Although Fox and other will certainly argue that they are not holding up these men as ideal representatives of their gender, they will nevertheless become, once again, the only representations of men we see. The thoughtful, understanding man — one who respects a strong women and who is comfortable living in an equal partnership with women — will never enter the picture in this reality-TV framework.
And that makes Obama’s rejection of the traditional macho-posturing all the more unique — and all the more difficult.
It shouldn’t be.
Of course, Obama also has to negotiate what Clarence Page identifies as the “nation’s racial minefield.”

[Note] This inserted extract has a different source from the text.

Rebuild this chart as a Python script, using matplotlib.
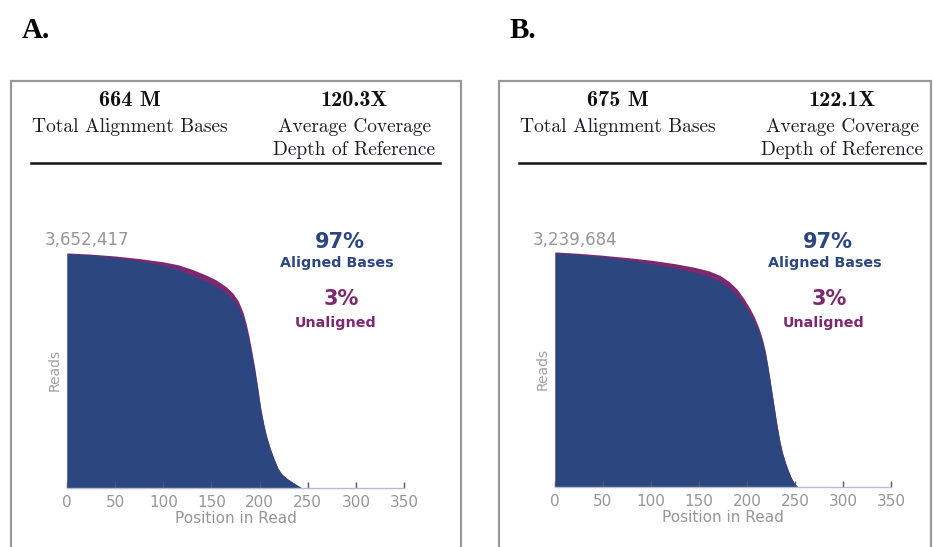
import matplotlib.pyplot as plt
from matplotlib.patches import Rectangle
from matplotlib.lines import Line2D

W, H = 933, 547

# read-length coverage, run A
pos_a = [0, 25, 50, 75, 100, 115, 130, 145, 155, 165, 172, 178, 183, 186,
         189, 192, 195, 198, 201, 204, 207, 211, 215, 219, 223, 228, 236, 244]
total_a = [3652417, 3634000, 3605000, 3565000, 3514000, 3470000, 3397000,
           3305000, 3232000, 3130000, 3032000, 2904000, 2721000, 2557000,
           2356000, 2118000, 1863000, 1571000, 1260000, 1023000, 822000,
           621000, 457000, 310000, 219000, 153000, 73000, 0]
aligned_a = [3641000, 3616000, 3579000, 3528000, 3459000, 3397000, 3305000,
             3207000, 3134000, 3032000, 2933000, 2812000, 2641000, 2484000,
             2290000, 2064000, 1819000, 1534000, 1231000, 1004000, 807000,
             610000, 449000, 307000, 215000, 150000, 73000, 0]

# read-length coverage, run B
pos_b = [0, 25, 50, 75, 100, 125, 145, 160, 172, 182, 190, 197, 203, 208,
         212, 216, 219, 222, 225, 228, 231, 234, 237, 240, 243, 246, 249, 253]
total_b = [3239684, 3220000, 3194000, 3162000, 3126000, 3078000, 3029000,
           2980000, 2916000, 2825000, 2721000, 2592000, 2462000, 2333000,
           2203000, 2041000, 1879000, 1652000, 1393000, 1134000, 875000,
           648000, 470000, 340000, 227000, 130000, 58000, 0]
aligned_b = [3230000, 3204000, 3172000, 3130000, 3078000, 3019000, 2961000,
             2903000, 2835000, 2738000, 2634000, 2511000, 2388000, 2268000,
             2148000, 1999000, 1847000, 1626000, 1377000, 1121000, 865000,
             641000, 467000, 337000, 227000, 130000, 58000, 0]

summary_a = {"bases": "664 M", "depth": "120.3X", "aligned": "97%", "unaligned": "3%"}
summary_b = {"bases": "675 M", "depth": "122.1X", "aligned": "97%", "unaligned": "3%"}

xticks = [0, 50, 100, 150, 200, 250, 300, 350]

BLUE = "#2c4680"
PURPLE = "#7e2870"
GREY = "#969696"


def fx(px):
    return px / W


def fy(py):
    return 1 - py / H


fig = plt.figure(figsize=(W / 100, H / 100), dpi=100)


def panel(letter, ox, box_w, rule, ax_rect, pos, total, aligned, s):
    fig.text(fx(ox + 11), fy(30), letter, family="Liberation Serif",
             weight="bold", fontsize=21, va="center", ha="left")
    fig.patches.append(Rectangle((fx(ox), fy(600)), fx(box_w), fy(81) - fy(600),
                                 transform=fig.transFigure, fill=False,
                                 edgecolor="#9a9a9a", linewidth=1.6, clip_on=False))
    fig.lines.append(Line2D([fx(ox + rule[0]), fx(ox + rule[1])], [fy(163), fy(163)],
                            transform=fig.transFigure, color="#111111", linewidth=1.8))
    c1, c2 = ox + 119, ox + 343
    fig.text(fx(c1), fy(100), s["bases"], family="cmb10", fontsize=16,
             ha="center", va="center", color="#111111")
    fig.text(fx(c1), fy(127), "Total Alignment Bases", family="cmr10", fontsize=14,
             ha="center", va="center", color="#1c1c2c")
    fig.text(fx(c2), fy(100), s["depth"], family="cmb10", fontsize=16,
             ha="center", va="center", color="#111111")
    fig.text(fx(c2), fy(127), "Average Coverage", family="cmr10", fontsize=14,
             ha="center", va="center", color="#1c1c2c")
    fig.text(fx(c2), fy(150), "Depth of Reference", family="cmr10", fontsize=14,
             ha="center", va="center", color="#1c1c2c")

    ax = fig.add_axes(ax_rect)
    ax.fill_between(pos, 0, total, color=PURPLE, linewidth=0)
    ax.fill_between(pos, 0, aligned, color=BLUE, linewidth=0)
    ax.set_xlim(0, 350)
    ax.set_ylim(0, total[0] * 1.004)
    for side in ("top", "right", "left"):
        ax.spines[side].set_visible(False)
    ax.spines["bottom"].set_color("#b4bccf")
    ax.spines["bottom"].set_linewidth(1.0)
    ax.set_yticks([])
    ax.set_xticks(xticks)
    ax.tick_params(axis="x", direction="in", length=4, width=1, color="#555566",
                   labelsize=11, labelcolor=GREY, pad=5)
    ax.set_xlabel("Position in Read", fontsize=11, color=GREY, labelpad=1)
    ax.set_ylabel("Reads", fontsize=10, color="#a0a0a0", labelpad=4)
    fig.text(fx(ox + 34), fy(240), f"{total[0]:,}", fontsize=12, color=GREY,
             ha="left", va="center")

    cx = ax_rect[0] * W + 273
    fig.text(fx(cx), fy(242), s["aligned"], fontsize=15, weight="bold",
             color=BLUE, ha="center", va="center")
    fig.text(fx(cx - 3), fy(263), "Aligned Bases", fontsize=10.3, weight="bold",
             color=BLUE, ha="center", va="center")
    fig.text(fx(cx + 1), fy(299), s["unaligned"], fontsize=15, weight="bold",
             color=PURPLE, ha="center", va="center")
    fig.text(fx(cx - 4), fy(323), "Unaligned", fontsize=10.3, weight="bold",
             color=PURPLE, ha="center", va="center")
    return ax


panel("A.", 11, 450, (20, 429), [fx(67), fy(488), fx(404) - fx(67), fy(252) - fy(488)],
      pos_a, total_a, aligned_a, summary_a)
panel("B.", 499, 432, (20, 426), [fx(555), fy(487), fx(891) - fx(555), fy(251) - fy(487)],
      pos_b, total_b, aligned_b, summary_b)

fig.savefig("out.png", dpi=100)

Page is reflecting on both a recent Newsweek poll that reveals generally positive American attitudes toward electing a female or black president as well as an essay in the Washington Post in which Amina Luqman discusses her mixed reaction to Obama’s understated performance at the All-American Presidential Forum at Howard University.
Page writes:
I am hardly the only observer to notice that Obama seemed to be containing himself as an orator during the recent Democratic candidates’ forum at historically black Howard University. He seemed deliberately avoiding the soaring oratory, rhythmic cadence or targeted appeals to black grievance that would spark applause from the mostly black audience [...]Instead, ironically it was Sen. Clinton who showed the most freedom to give voice to black grievances. In the evening’s most memorable moment she brought some in the crowd to their feet concerning the disproportionate effect HIV has on black communities. If “HIV-AIDS were the leading cause of death of white women between the ages of 25 and 34,” she said, “there would be an outraged outcry in this country.”

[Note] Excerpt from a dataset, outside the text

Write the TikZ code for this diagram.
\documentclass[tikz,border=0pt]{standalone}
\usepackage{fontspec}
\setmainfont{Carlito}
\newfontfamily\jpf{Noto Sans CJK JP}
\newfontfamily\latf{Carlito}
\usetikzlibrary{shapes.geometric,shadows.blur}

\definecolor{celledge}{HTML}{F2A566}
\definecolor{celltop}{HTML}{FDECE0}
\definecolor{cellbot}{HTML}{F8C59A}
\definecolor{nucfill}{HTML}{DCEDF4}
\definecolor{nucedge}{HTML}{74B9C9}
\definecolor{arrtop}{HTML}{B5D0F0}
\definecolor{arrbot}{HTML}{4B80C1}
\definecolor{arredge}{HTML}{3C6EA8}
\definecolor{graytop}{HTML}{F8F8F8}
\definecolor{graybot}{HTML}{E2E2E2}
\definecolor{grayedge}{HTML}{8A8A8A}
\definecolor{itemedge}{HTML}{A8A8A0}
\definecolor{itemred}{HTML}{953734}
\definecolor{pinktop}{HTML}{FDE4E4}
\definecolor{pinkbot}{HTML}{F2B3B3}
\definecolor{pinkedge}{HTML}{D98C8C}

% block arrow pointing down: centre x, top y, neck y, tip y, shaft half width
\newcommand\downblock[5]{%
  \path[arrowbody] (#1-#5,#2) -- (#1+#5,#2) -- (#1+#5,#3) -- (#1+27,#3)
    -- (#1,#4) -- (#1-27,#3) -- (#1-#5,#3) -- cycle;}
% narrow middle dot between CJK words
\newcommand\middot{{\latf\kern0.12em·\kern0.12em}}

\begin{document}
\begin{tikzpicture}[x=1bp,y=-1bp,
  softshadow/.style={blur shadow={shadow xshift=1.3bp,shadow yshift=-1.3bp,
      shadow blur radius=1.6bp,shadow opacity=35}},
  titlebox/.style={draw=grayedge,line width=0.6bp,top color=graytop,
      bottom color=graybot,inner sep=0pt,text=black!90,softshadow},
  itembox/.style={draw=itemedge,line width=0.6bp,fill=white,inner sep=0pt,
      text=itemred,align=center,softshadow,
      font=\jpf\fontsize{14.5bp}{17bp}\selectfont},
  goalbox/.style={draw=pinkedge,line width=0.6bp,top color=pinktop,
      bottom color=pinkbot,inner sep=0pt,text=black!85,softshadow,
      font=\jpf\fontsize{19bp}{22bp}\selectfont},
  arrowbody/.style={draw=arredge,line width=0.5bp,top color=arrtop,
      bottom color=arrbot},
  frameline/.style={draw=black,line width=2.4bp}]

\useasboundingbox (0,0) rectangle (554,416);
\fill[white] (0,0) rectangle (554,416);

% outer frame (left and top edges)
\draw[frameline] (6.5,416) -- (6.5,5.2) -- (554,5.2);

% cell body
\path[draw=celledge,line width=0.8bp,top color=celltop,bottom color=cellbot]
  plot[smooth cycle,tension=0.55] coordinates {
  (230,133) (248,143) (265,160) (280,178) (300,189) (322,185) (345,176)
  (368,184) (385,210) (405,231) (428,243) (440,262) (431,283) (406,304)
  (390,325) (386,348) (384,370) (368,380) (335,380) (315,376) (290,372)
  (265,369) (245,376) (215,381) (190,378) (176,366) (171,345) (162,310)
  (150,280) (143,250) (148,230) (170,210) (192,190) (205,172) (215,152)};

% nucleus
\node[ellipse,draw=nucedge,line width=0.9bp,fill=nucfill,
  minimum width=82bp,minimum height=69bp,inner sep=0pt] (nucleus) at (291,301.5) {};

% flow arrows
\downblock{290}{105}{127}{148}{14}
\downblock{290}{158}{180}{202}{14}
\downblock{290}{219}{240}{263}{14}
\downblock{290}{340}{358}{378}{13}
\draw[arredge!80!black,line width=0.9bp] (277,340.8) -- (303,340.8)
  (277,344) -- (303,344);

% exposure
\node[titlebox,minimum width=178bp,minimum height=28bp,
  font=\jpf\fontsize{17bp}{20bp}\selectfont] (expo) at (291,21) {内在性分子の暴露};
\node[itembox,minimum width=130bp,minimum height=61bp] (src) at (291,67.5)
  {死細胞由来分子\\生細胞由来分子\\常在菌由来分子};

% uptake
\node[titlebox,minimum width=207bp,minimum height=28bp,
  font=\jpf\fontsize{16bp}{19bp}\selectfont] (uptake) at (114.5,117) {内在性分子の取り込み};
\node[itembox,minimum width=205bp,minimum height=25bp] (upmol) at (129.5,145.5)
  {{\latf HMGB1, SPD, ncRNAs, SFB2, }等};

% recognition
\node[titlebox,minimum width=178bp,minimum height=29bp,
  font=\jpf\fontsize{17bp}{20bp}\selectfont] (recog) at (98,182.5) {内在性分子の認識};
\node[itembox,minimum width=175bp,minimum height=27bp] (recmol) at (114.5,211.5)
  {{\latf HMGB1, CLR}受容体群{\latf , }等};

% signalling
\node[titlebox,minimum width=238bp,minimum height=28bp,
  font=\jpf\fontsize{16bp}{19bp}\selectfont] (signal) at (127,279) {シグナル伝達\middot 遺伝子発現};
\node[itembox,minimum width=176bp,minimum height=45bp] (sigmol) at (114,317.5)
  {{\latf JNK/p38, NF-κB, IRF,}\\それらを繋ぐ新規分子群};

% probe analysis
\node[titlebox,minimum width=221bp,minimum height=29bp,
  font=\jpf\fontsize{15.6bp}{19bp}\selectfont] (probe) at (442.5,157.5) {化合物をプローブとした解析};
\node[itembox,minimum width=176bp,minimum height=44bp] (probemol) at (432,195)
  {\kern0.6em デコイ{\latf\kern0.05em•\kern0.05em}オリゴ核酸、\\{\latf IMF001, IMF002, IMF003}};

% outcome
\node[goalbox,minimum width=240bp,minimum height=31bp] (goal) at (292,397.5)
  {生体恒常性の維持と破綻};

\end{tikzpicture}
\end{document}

“For Obama to have said the same words in the same fiery manner could have been political suicide,” Luqman wrote. “By forfeit, Clinton essentially becomes the black candidate; it’s not a space America would allow Obama to fill.”
No, but that’s politics.
Obama dismisses the “black enough” debate in the Newsweek interview as a reflection of the nation’s state of mind more than his own.
“I think America is still caught in a little bit of a time warp,” he says. “The narrative of black politics is still shaped by the ’60s and black power.”
Most black voters, he says, care more about bread-and-butter issues like jobs, gas prices and decent education opportunities for their kids.
I think he’s right, but to achieve his presidential goal, he can’t get completely around the issue of race.
He has to go through it — and show the way for the rest of us.
Page’s final lines here are eloquent, but I think he misses the point. Obama already gets it. He is obviously aware of the “narratives” that surround this presidential campaign, and he is appealing to — are you sitting down? — the intelligence and integrity of the American public in the hope of transcending those narratives.
Obama could just become another character an age-old political story, but in a daring move in this mediated age, he is attempting to construct his own.